Generalised action-angle coordinates defined on island chains

Straight-field-line coordinates are very useful for representing magnetic fields in toroidally confined plasmas, but fundamental problems arise regarding their definition in 3-D geometries because of the formation of islands and chaotic field regions, ie non-integrability. In Hamiltonian dynamical systems terms these coordinates are a form of action-angle variables, which are normally defined only for integrable systems. In order to describe 3-D magnetic field systems, a generalisation of this concept was proposed recently by the present authors that unified the concepts of ghost surfaces and quadratic-flux-minimising (QFMin) surfaces.
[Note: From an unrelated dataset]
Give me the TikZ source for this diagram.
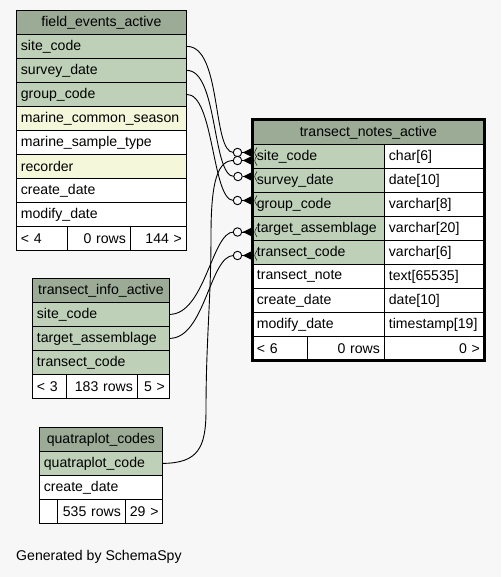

This was based on a simple canonical transformation generated by a change of variable $\theta = \theta(\Theta,\zeta)$, where $\theta$ and $\zeta$ are poloidal and toroidal angles, respectively, with $\Theta$ a new poloidal angle chosen to give pseudo-orbits that are a) straight when plotted in the $\zeta,\Theta$ plane and b) QFMin pseudo-orbits in the transformed coordinate. These two requirements ensure that the pseudo-orbits are also c) ghost pseudo-orbits. In the present paper, it is demonstrated that these requirements do not \emph{uniquely} specify the transformation owing to a relabelling symmetry. A variational method of solution that removes this lack of uniqueness is proposed.